La recensione
il viaggio iniziatico di Strindberg
Con un estremo, affascinante paradosso, «La grande strada maestra», ultima opera compiuta di August Strindberg, conclude l'itinerario artistico ed esistenziale del suo autore nel segno dell'inizio, del ricominciamento. Adottando ancora una volta, e portando alle più ardite conseguenze, la forma dello «stationen-drama», in cui la successione delle singole scene non obbedisce alla logica interna dell'azione, ma a quella interna del pensiero, lo scrittore vi deposita — come in un testamento spirituale, è stato detto — i dubbi e gli slanci, i tormenti e le estasi di tutta una vita.
Ma il viaggio iniziatico che costituisce la struttura e il senso del dramma è un viaggio «rovesciato», il viaggio che parte dall'alto — dall'«aria purissima delle vette» — per affondare sempre più giù, nella «pena quotidiana», nelle «pene prenotturne», fra i Simboli sempre più atroci dell'incomprensione e dell'orrore, alla ricerca — non meno paradossale che salvifica — del corpo a corpo con l'ombra della divinità. E non è certo per caso che il personaggio nel quale più minacciosamente si incarnano quei simboli, il tronfio e dispotico Fabbroferraio, dimostra tutta la sua perversa ottusità proprio rifiutando di credere che si possa vivere «a ritroso», in senso apparentemente inverso a quello del calendario.
Questo testo grandiosamente impervio, in cui un duro allegorismo da sacra rappresentazione medioevale si fonde con l'autobiografismo più sottilmente moderno e persino, a tratti, con una «allegria» narrativa e fantastica da romanzo picaresco, non era mai stato rappresentato in Italia: il che conferisce di per sé alla messa in scena proposta l'altra sera a San Miniato dall'Istituto del Dramma Popolare la portata di un avvenimento.
Come dare continuità di racconto scenico a una partitura verbale così complessa e, per sua natura, così frammentaria?

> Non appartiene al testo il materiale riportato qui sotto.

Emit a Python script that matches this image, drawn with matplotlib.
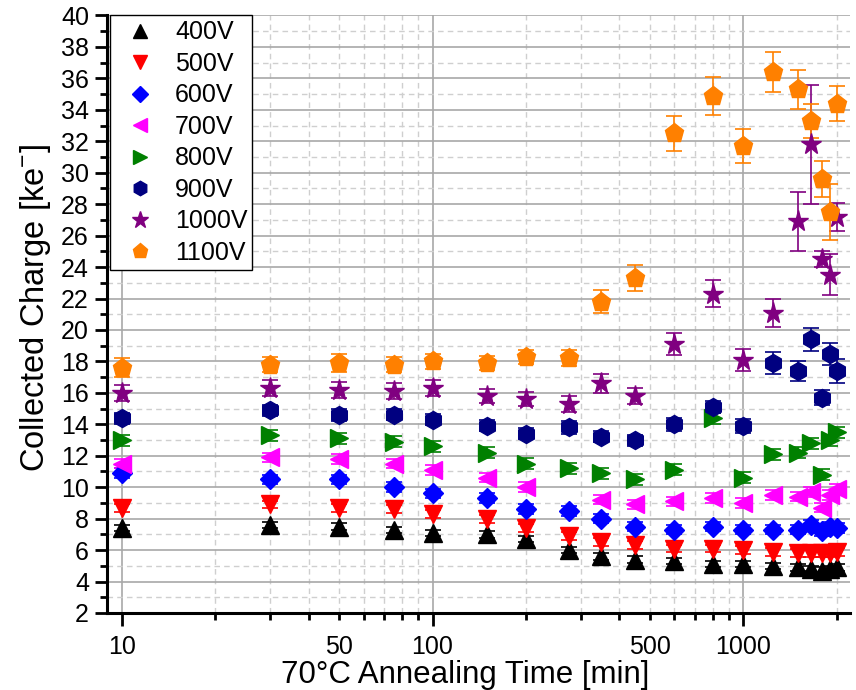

La risposta registica di Mario Morini, evidentemente sorretta da un'appassionata intelligenza del testo, mi è sembrata esemplare per semplicità e chiarezza.
Situando il viaggio del protagonista, il Cacciatore, in una dimensione puramente mentale, e sottolineando la natura e la funzione di suo «doppio», di suo prolungamento e rovescio simmetrico, implicite nel personaggio del Viandante, Morini ha impresso all'intera rappresentazione il ritmo e il timbro figurativo di un seguito di apparizioni, che procedono sia orizzontalmente, da quinta a quinta, come se un immaginario «tapis roulant» le convogliasse davanti al viaggiatore immobile, sia verticalmente grazie ad una botola riservata, in genere, alla comparsa delle figure più grottesche e surreali.
L'effetto centripeto così raggiunto ha consentito a Morini di concentrarsi, con esiti assai persuasivi, sulla vera e propria lettura e concertazione del testo. La peculiarità di una scrittura in cui le lunghe riflessioni lirico-filosofiche si intrecciano a balenanti dialoghi non di rado al limite dell'assurdo, peculiarità ben restituita dalla traduzione di Enrico Groppali, ne risulta illuminata e rilevata con grande nitore, e con quella che mi è parsa un'inconsueta e toccante aderenza all'idea di un testo non soltanto di parola, ma anche di poesia.
Fra i singoli interpreti, Massimo Foschi mi è parso certamente apprezzabile per presenza e prestanza vocale nel difficilissimo ruolo del protagonista, anche se non sempre, a mio modo di vedere, controlla come dovrebbe una sua naturale propensione all'enfasi. Molto preciso e sciolto Carlo Simoni nel fornirgli il controcanto come Viandante, e semplicemente ammirevole Milena Vukotic che si disimpegna con squisita duttilità in quattro ruoli diversi.
Accanto a loro, in una compagine felicemente priva di «buchi» e squilibri, hanno ben figurato Gian Carlo Condè in due gustose caratterizzazioni, Nico Cundari, Stefano Gragnani, Eliana Lupo e Gian Carlo Farnese a loro volta impegnati nel dare voce e corpo a più apparizioni e la giovanissima Elettra Farnese.
La scena, opportunamente essenziale e quasi inavvertibile, è di Stefano Pace; i costumi, molto belli nella loro sommessa libertà fantastica, di Anna Maria Heinreich. Non lunghissimo, ma intenso e vibrante, l'applauso finale del pubblico della «prima».